A standard result from Branching Processes is that $f_i(s)$ takes the form of the $i$ repeated compositions of the PGF of the offspring distribution:

$$f_i(s)=f(f_{i-1}(s))=f(f(f…f(s)…)$$

so long as the branching process is initiated by a single individual.

We can use these facts to calculate $P(Y_i=0)$, and use this as a lower bound. i.e.

$$P(Y_i<(np)^i/2)\geq P(Y_i=0)=f_i(0)$$

And $f_i(0)$ is calculated by recursion using:

$$f_i(0)=(pf_{i-1}(0)+(1-p))^n$$

with $f_1(0)$ being the bound that Did gave in his comment, i.e. $f_1(0)=(1-p)^n$. This bound should become quite good at large-$i$, since the branching process should either become very large, or approach extinction, so $P(Y_i<(np)^i/2)$ should approach the extinction probability, to which the expression just above should converge to.
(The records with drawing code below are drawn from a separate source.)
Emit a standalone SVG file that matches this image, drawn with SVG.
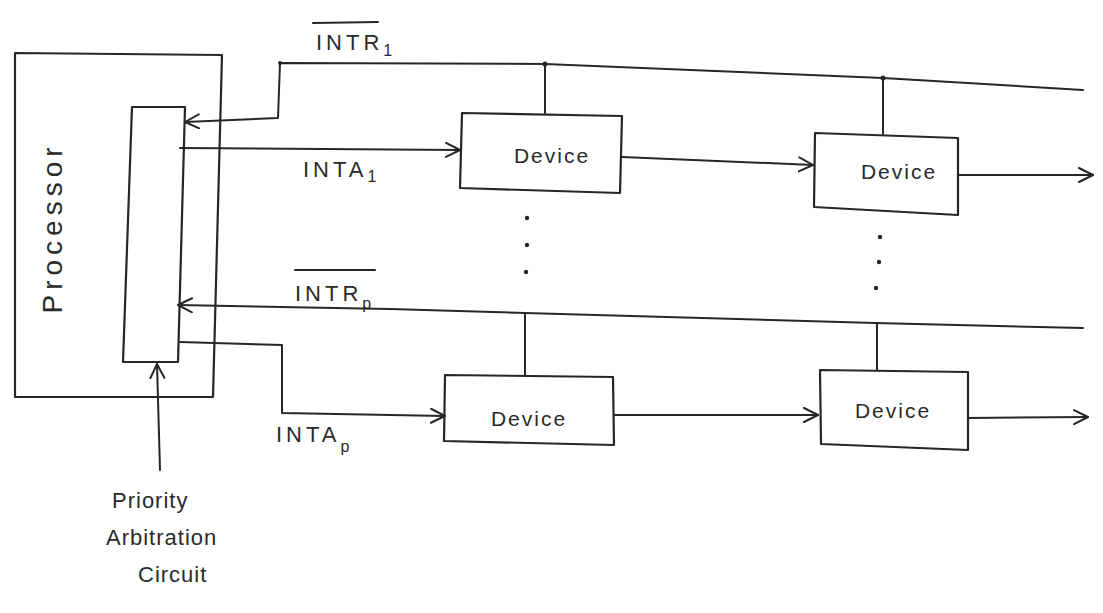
<svg xmlns="http://www.w3.org/2000/svg" width="1103" height="613" viewBox="0 0 1103 613">
<style>
.ln{fill:none;stroke:#262626;stroke-width:2;stroke-linejoin:round;stroke-linecap:round}
.bx{fill:none;stroke:#262626;stroke-width:2.2;stroke-linejoin:round}
.t{font-family:"Liberation Sans",Arial,sans-serif;fill:#2a2a2a}
.lbl{font-size:22px;letter-spacing:4px}
.sub{font-size:16px}
.dev{font-size:21px;letter-spacing:2px}
.pac{font-size:22px;letter-spacing:1px}
.dot{fill:#262626}
</style>
<defs>
<marker id="arr" markerUnits="userSpaceOnUse" markerWidth="20" markerHeight="20" refX="15" refY="8" orient="auto">
<path d="M1,1 L15,8 L1,15" fill="none" stroke="#262626" stroke-width="2" stroke-linecap="round" stroke-linejoin="round"/>
</marker>
</defs>
<rect width="1103" height="613" fill="#ffffff"/>

<g id="processor">
<path class="bx" d="M15,53 L222,55 L213,397 L15,397 Z"/>
<text class="t" x="0" y="0" font-size="28" letter-spacing="5" text-anchor="middle" transform="translate(62,228) rotate(-90)">Processor</text>
</g>

<g id="arbiter">
<path class="bx" d="M132,107 L185,107 L178,362 L123,362 Z"/>
</g>

<g id="device1">
<path class="bx" d="M462,113 L622,116 L620,193 L460,188 Z"/>
<text class="t dev" x="552" y="163" text-anchor="middle">Device</text>
</g>
<g id="device2">
<path class="bx" d="M815,133 L958,138 L958,215 L814,207 Z"/>
<text class="t dev" x="899" y="179" text-anchor="middle">Device</text>
</g>
<g id="device3">
<path class="bx" d="M445,375 L613,377 L614,445 L444,441 Z"/>
<text class="t dev" x="529" y="426" text-anchor="middle">Device</text>
</g>
<g id="device4">
<path class="bx" d="M820,370 L968,372 L968,450 L821,444 Z"/>
<text class="t dev" x="893" y="418" text-anchor="middle">Device</text>
</g>

<g id="connectors">
<polyline class="ln" points="1083,90 883,78 545,64 280,63 278,118 185,122" marker-end="url(#arr)"/>
<polyline class="ln" points="180,148 460,150" marker-end="url(#arr)"/>
<polyline class="ln" points="1083,328 875,323 525,313 390,309 178,305" marker-end="url(#arr)"/>
<polyline class="ln" points="180,342 282,345 282,413 445,416" marker-end="url(#arr)"/>
<line class="ln" x1="545" y1="64" x2="545" y2="113"/>
<line class="ln" x1="883" y1="78" x2="883" y2="134"/>
<line class="ln" x1="525" y1="313" x2="525" y2="375"/>
<line class="ln" x1="877" y1="323" x2="877" y2="370"/>
<polyline class="ln" points="622,157 813,165" marker-end="url(#arr)"/>
<polyline class="ln" points="958,175 1093,175" marker-end="url(#arr)"/>
<polyline class="ln" points="614,415 818,415" marker-end="url(#arr)"/>
<polyline class="ln" points="968,418 1088,417" marker-end="url(#arr)"/>
<polyline class="ln" points="160,470 157,364" marker-end="url(#arr)"/>
<circle class="dot" cx="545" cy="64" r="2.5"/>
<circle class="dot" cx="883" cy="78" r="2.5"/>
<circle class="dot" cx="280" cy="63" r="2"/>
<circle class="dot" cx="527" cy="218" r="2.2"/>
<circle class="dot" cx="527" cy="245" r="2.2"/>
<circle class="dot" cx="526" cy="272" r="2.2"/>
<circle class="dot" cx="880" cy="237" r="2.2"/>
<circle class="dot" cx="879" cy="262" r="2.2"/>
<circle class="dot" cx="876" cy="288" r="2.2"/>
</g>

<g id="labels">
<text class="t lbl" x="316" y="50">INTR<tspan class="sub" dy="6">1</tspan></text>
<line class="ln" x1="313" y1="23" x2="378" y2="22"/>
<text class="t lbl" x="303" y="177">INTA<tspan class="sub" dy="5">1</tspan></text>
<text class="t lbl" x="295" y="301">INTR<tspan class="sub" dy="8">p</tspan></text>
<line class="ln" x1="295" y1="270" x2="375" y2="270"/>
<text class="t lbl" x="276" y="442">INTA<tspan class="sub" dy="10">p</tspan></text>
<text class="t pac" x="112" y="508">Priority</text>
<text class="t pac" x="106" y="545">Arbitration</text>
<text class="t pac" x="138" y="582">Circuit</text>
</g>
</svg>
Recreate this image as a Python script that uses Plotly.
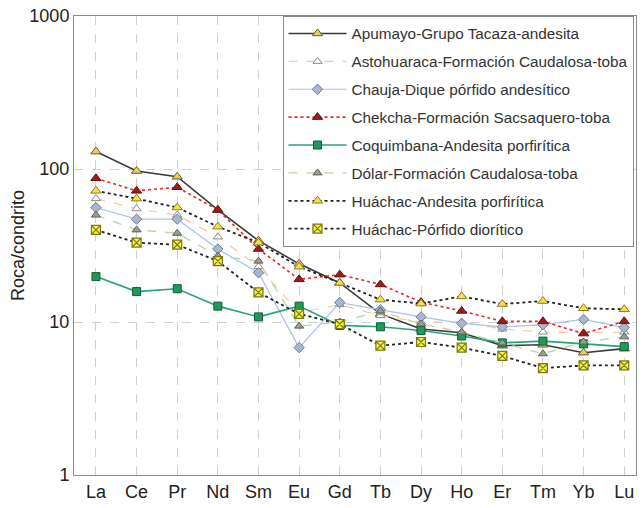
import plotly.graph_objects as go

# Chondrite-normalised REE values (Roca/condrito)
elements = ["La", "Ce", "Pr", "Nd", "Sm", "Eu", "Gd", "Tb", "Dy", "Ho", "Er", "Tm", "Yb", "Lu"]

apumayo = [130, 97, 89, 54, 34, 24, 18, 11.3, 9.0, 8.5, 7.0, 7.1, 6.3, 6.7]
astohuaraca = [64, 55, 50, 36, 23, 11.5, 13, 11, 10, 10, 9.0, 8.6, 8.5, 8.6]
chauja = [56, 47, 47, 30, 21, 6.8, 13.4, 12, 10.8, 9.8, 9.3, 9.6, 10.4, 9.2]
chekcha = [87, 72, 76, 54, 30, 19, 20.4, 17.6, 13.5, 11.8, 10.1, 10.1, 8.4, 10.1]
coquimbana = [19.8, 15.8, 16.5, 12.7, 10.8, 12.7, 9.5, 9.3, 8.8, 8.1, 7.3, 7.5, 7.2, 6.9]
dolar = [50, 40, 38, 27, 25, 9.4, 10, 11.8, 9.7, 8.6, 7.3, 6.2, 7.4, 8.0]
huachac_and = [72, 64, 56, 42, 33, 23, 18, 14.0, 13.2, 14.7, 13.1, 13.7, 12.3, 12.1]
huachac_porf = [40, 33, 32, 25, 15.6, 11.3, 9.7, 7.0, 7.4, 6.8, 6.0, 5.0, 5.2, 5.2]

series = [
    ("Apumayo-Grupo Tacaza-andesita", apumayo,
     dict(color="#3a3a3a", width=1.6, dash="solid"),
     dict(symbol="triangle-up", color="#e3cf6a", size=9, line=dict(color="#6e5e22", width=1))),
    ("Astohuaraca-Formación Caudalosa-toba", astohuaraca,
     dict(color="#f5c8a0", width=1.2, dash="dash"),
     dict(symbol="triangle-up", color="#ffffff", size=8, line=dict(color="#8a8a8a", width=1))),
    ("Chauja-Dique pórfido andesítico", chauja,
     dict(color="#a9c4e4", width=1.2, dash="solid"),
     dict(symbol="diamond", color="#aab6cc", size=8, line=dict(color="#6f7c99", width=1))),
    ("Chekcha-Formación Sacsaquero-toba", chekcha,
     dict(color="#e8262c", width=1.6, dash="dot"),
     dict(symbol="triangle-up", color="#9a1c1c", size=9, line=dict(color="#6e1010", width=1))),
    ("Coquimbana-Andesita porfirítica", coquimbana,
     dict(color="#2aa27c", width=1.6, dash="solid"),
     dict(symbol="square", color="#1f9a5c", size=8, line=dict(color="#0f5c36", width=1))),
    ("Dólar-Formación Caudalosa-toba", dolar,
     dict(color="#bcd9a4", width=1.4, dash="dash"),
     dict(symbol="triangle-up", color="#9c9e90", size=8, line=dict(color="#5e6058", width=1))),
    ("Huáchac-Andesita porfirítica", huachac_and,
     dict(color="#222222", width=1.8, dash="dot"),
     dict(symbol="triangle-up", color="#f2e24a", size=9, line=dict(color="#8a7a22", width=1))),
    ("Huáchac-Pórfido diorítico", huachac_porf,
     dict(color="#222222", width=1.8, dash="dot"),
     dict(symbol="square-x", color="#f4f24a", size=9, line=dict(color="#7a7a10", width=1.2))),
]

fig = go.Figure()
for name, vals, line, marker in series:
    fig.add_trace(go.Scatter(
        x=elements, y=vals, name=name, legendgroup=name,
        mode="lines+markers", line=line, marker=marker,
    ))

font = "Liberation Sans, Arial, sans-serif"

fig.update_layout(
    width=643, height=508,
    margin=dict(l=74, r=6, t=13, b=30),
    paper_bgcolor="white", plot_bgcolor="white",
    font=dict(family=font, color="#222222", size=18),
    legend=dict(
        x=0.371, y=1.0, xanchor="left", yanchor="top",
        bgcolor="white", bordercolor="#8a8a8a", borderwidth=1,
        font=dict(size=15.3, color="#333333"),
        tracegroupgap=5, itemwidth=58,
    ),
)

fig.update_xaxes(
    range=[-0.54, 13.29],
    showline=True, linecolor="#8c8c8c", linewidth=1, mirror=True,
    showgrid=True, gridcolor="#d0d0d0", griddash="dash", gridwidth=1,
    tickfont=dict(size=18), ticks="", zeroline=False,
)
fig.update_yaxes(
    type="log", range=[0, 3],
    tickvals=[1, 10, 100, 1000], ticktext=["1", "10", "100", "1000"],
    showline=True, linecolor="#8c8c8c", linewidth=1, mirror=True,
    showgrid=True, gridcolor="#d0d0d0", griddash="dash", gridwidth=1,
    tickfont=dict(size=18), ticks="", zeroline=False,
    title=dict(text="Roca/condrito", font=dict(size=18), standoff=0),
)

# drop the page's default body margin so the figure sits at the window's corner
fig.write_html("out.html", config={"displayModeBar": False},
               post_script="document.body.style.margin='0';")
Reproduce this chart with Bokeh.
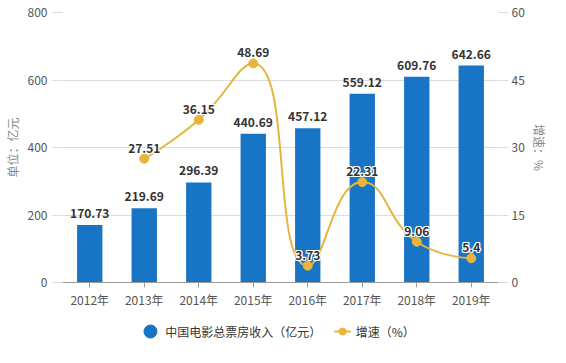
import math
from bokeh.plotting import figure
from bokeh.layouts import column
from bokeh.models import Range1d, LinearAxis, FixedTicker, ColumnDataSource
from bokeh.embed import file_html
from bokeh.resources import INLINE
from bokeh.core.properties import value

years = ["2012年", "2013年", "2014年", "2015年", "2016年", "2017年", "2018年", "2019年"]
box_office = [170.73, 219.69, 296.39, 440.69, 457.12, 559.12, 609.76, 642.66]
growth_years = [1, 2, 3, 4, 5, 6, 7]
growth = [27.51, 36.15, 48.69, 3.73, 22.31, 9.06, 5.4]
left_ticks = [0, 200, 400, 600, 800]
right_ticks = [0, 15, 30, 45, 60]
legend_labels = ["中国电影总票房收入（亿元）", "增速（%）"]

FONT = "Noto Sans CJK SC"
BAR = "#1874c4"
GOLD = "#e8b53c"

W = 550
BL, BR, BT, BB = 62, 42, 12, 26
H1 = 310
FW = W - BL - BR
FH = H1 - BT - BB

p = figure(width=W, height=H1, output_backend="svg", toolbar_location=None,
           x_range=Range1d(-0.5, 7.5), y_range=Range1d(0, 800),
           min_border_left=BL, min_border_right=BR, min_border_top=BT, min_border_bottom=BB)
p.outline_line_color = None
p.background_fill_color = "white"
p.border_fill_color = "white"
p.extra_y_ranges = {"pct": Range1d(0, 60)}

# axes
p.xaxis.ticker = FixedTicker(ticks=list(range(len(years))))
p.xaxis.major_label_overrides = {i: y for i, y in enumerate(years)}
p.xaxis.axis_line_color = "#9a9a9a"
p.xaxis.major_tick_line_color = "#9a9a9a"
p.xaxis.major_tick_out = 5
p.xaxis.major_tick_in = 0
p.xaxis.minor_tick_line_color = None
p.xaxis.major_label_standoff = 3
p.xaxis.major_label_text_font = FONT
p.xaxis.major_label_text_font_size = "12px"
p.xaxis.major_label_text_color = "#555555"
p.xgrid.grid_line_color = None

p.yaxis.ticker = FixedTicker(ticks=left_ticks)
p.yaxis.axis_line_color = None
p.yaxis.major_tick_line_color = "#dcdcdc"
p.yaxis.major_tick_out = 10
p.yaxis.major_tick_in = 0
p.yaxis.minor_tick_line_color = None
p.yaxis.major_label_standoff = 5
p.yaxis.major_label_text_font = FONT
p.yaxis.major_label_text_font_size = "12px"
p.yaxis.major_label_text_color = "#555555"
p.yaxis.axis_label = "单位：亿元"
p.yaxis.axis_label_text_font = FONT
p.yaxis.axis_label_text_font_size = "12px"
p.yaxis.axis_label_text_font_style = "normal"
p.yaxis.axis_label_text_color = "#8a8a8a"
p.yaxis.axis_label_standoff = 4
p.ygrid.ticker = FixedTicker(ticks=left_ticks)
p.ygrid.grid_line_color = "#dcdcdc"

ra = LinearAxis(y_range_name="pct", ticker=FixedTicker(ticks=right_ticks))
ra.axis_line_color = None
ra.major_tick_line_color = "#dcdcdc"
ra.major_tick_out = 10
ra.major_tick_in = 0
ra.minor_tick_line_color = None
ra.major_label_standoff = 3
ra.major_label_text_font = FONT
ra.major_label_text_font_size = "12px"
ra.major_label_text_color = "#555555"
ra.axis_label = "增速：%"
ra.axis_label_text_font = FONT
ra.axis_label_text_font_size = "12px"
ra.axis_label_text_font_style = "normal"
ra.axis_label_text_color = "#8a8a8a"
ra.axis_label_standoff = 3
p.add_layout(ra, "right")

# bars
xs = list(range(len(years)))
p.vbar(x=xs, top=box_office, width=0.465, color=BAR, line_color=None)
p.text(x=xs, y=box_office, text=[f"{v:.2f}" for v in box_office],
       text_font=value(FONT), text_font_size="12px", text_font_style="bold",
       text_color="#333333", text_align="center", text_baseline="bottom", y_offset=-7)

# smooth line (echarts-like smoothing, computed in pixel space)
sx = FW / 8.0
sy = FH / 60.0
pts = [(x * sx, y * sy) for x, y in zip(growth_years, growth)]
smooth = 0.5
n = len(pts)
segs = []
cp0 = pts[0]
for i in range(1, n):
    x, y = pts[i]
    px, py = pts[i - 1]
    if i == n - 1:
        cp1 = (x, y)
        nxt_cp0 = (x, y)
    else:
        nx, ny = pts[i + 1]
        vx, vy = nx - px, ny - py
        lp = math.hypot(x - px, y - py)
        ln = math.hypot(nx - x, ny - y)
        r = ln / (ln + lp)
        ncx = x + vx * smooth * r
        ncy = y + vy * smooth * r
        ncx = min(ncx, max(nx, x)); ncx = max(ncx, min(nx, x))
        ncy = min(ncy, max(ny, y)); ncy = max(ncy, min(ny, y))
        vx, vy = ncx - x, ncy - y
        c1x = x - vx * lp / ln
        c1y = y - vy * lp / ln
        c1x = min(c1x, max(px, x)); c1x = max(c1x, min(px, x))
        c1y = min(c1y, max(py, y)); c1y = max(c1y, min(py, y))
        vx, vy = x - c1x, y - c1y
        ncx = x + vx * ln / lp
        ncy = y + vy * ln / lp
        cp1 = (c1x, c1y)
        nxt_cp0 = (ncx, ncy)
    segs.append((pts[i - 1], cp0, cp1, pts[i]))
    cp0 = nxt_cp0

bsrc = ColumnDataSource(dict(
    x0=[s[0][0] / sx for s in segs], y0=[s[0][1] / sy for s in segs],
    cx0=[s[1][0] / sx for s in segs], cy0=[s[1][1] / sy for s in segs],
    cx1=[s[2][0] / sx for s in segs], cy1=[s[2][1] / sy for s in segs],
    x1=[s[3][0] / sx for s in segs], y1=[s[3][1] / sy for s in segs]))
p.bezier(x0="x0", y0="y0", x1="x1", y1="y1", cx0="cx0", cy0="cy0", cx1="cx1", cy1="cy1",
         source=bsrc, line_color=GOLD, line_width=2, y_range_name="pct")
p.scatter(x=growth_years, y=growth, size=9, color=GOLD, y_range_name="pct")

glabels = [f"{v:g}" for v in growth]
for dx, dy in [(-1, 0), (1, 0), (0, -1), (0, 1), (-1, -1), (1, 1), (-1, 1), (1, -1)]:
    p.text(x=growth_years, y=growth, text=glabels,
           text_font=value(FONT), text_font_size="12px", text_font_style="bold",
           text_color="white", text_align="center", text_baseline="bottom",
           x_offset=dx, y_offset=-6 + dy, y_range_name="pct")
p.text(x=growth_years, y=growth, text=glabels,
       text_font=value(FONT), text_font_size="12px", text_font_style="bold",
       text_color="#333333", text_align="center", text_baseline="bottom", y_offset=-6,
       y_range_name="pct")

# legend strip below the chart; its frame is aligned with the chart frame,
# so the x range is expressed in canvas pixels of that frame
H2 = 37
q = figure(width=W, height=H2, output_backend="svg", toolbar_location=None,
           x_range=Range1d(BL, BL + FW), y_range=Range1d(0, H2),
           x_axis_type=None, y_axis_type=None,
           min_border_left=BL, min_border_right=BR, min_border_top=0, min_border_bottom=0)
q.outline_line_color = None
q.xgrid.grid_line_color = None
q.ygrid.grid_line_color = None
q.background_fill_color = "white"
q.border_fill_color = "white"
LY = 16
q.scatter(x=[152], y=[LY], size=13, color=BAR, marker="circle")
q.segment(x0=[340], y0=[LY], x1=[357], y1=[LY], line_color=GOLD, line_width=2)
q.scatter(x=[348.5], y=[LY], size=7, color=GOLD, marker="circle")
q.text(x=[167, 362], y=[LY, LY], text=legend_labels,
       text_font=value(FONT), text_font_size="12px", text_color="#333333",
       text_align="left", text_baseline="middle")

layout = column(p, q, spacing=0)
open("out.html", "w").write(file_html(layout, INLINE))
Furthermore, note that $f_i(0)$ increases monotonically with increasing $i$ (can you see why?), so you can use the above method to calculate $f_j(0)$ for any $j\leq i$ to obtain another bound, if you don't want to calculate all the way to $f_i(0)$. In the case of $j=1$, this becomes Did's bound suggested in his comment.

EDIT: In the original answer, I suggested that the full PGF of $Y_i$ was available, and could be used to calculate a lower bound. This is indeed not the case, and so I have changed the answer accordingly.

Answer 2

I state an asymptotic result for $i\to \infty$, but cannot give a result for finite $i$.

Note that for $m= np$ it is true that $(m^{-i}Y_i)_{i\geq 1}$ is a nonnegative martingale. Nonnegative martingales converge almost surely, say to the random variable $W$. This includes saying that as $i\to \infty$: $$ P(m^{-i} Y_i < \frac{1}{2}) \to P(W < \frac{1}{2}) .$$

This is classical theory on branching processes; see Section I.8 in Harris' book on branching processes or page 33 of http://www.math.ubc.ca/~db5d/SummerSchool09/lectures-dd/lecture2-3.pdf which contains some ideas and references for the convergence result.

Basically, in the supercritical (i.e. $m>1$) case $P(W < 1/2) \in (0,1)$ and in the other cases $P(W<1/2) = 1$. The last fact comes from the extinction of the almost sure extinction of the process $(Y_i)_{i\geq 1}$ when $m\leq 1$.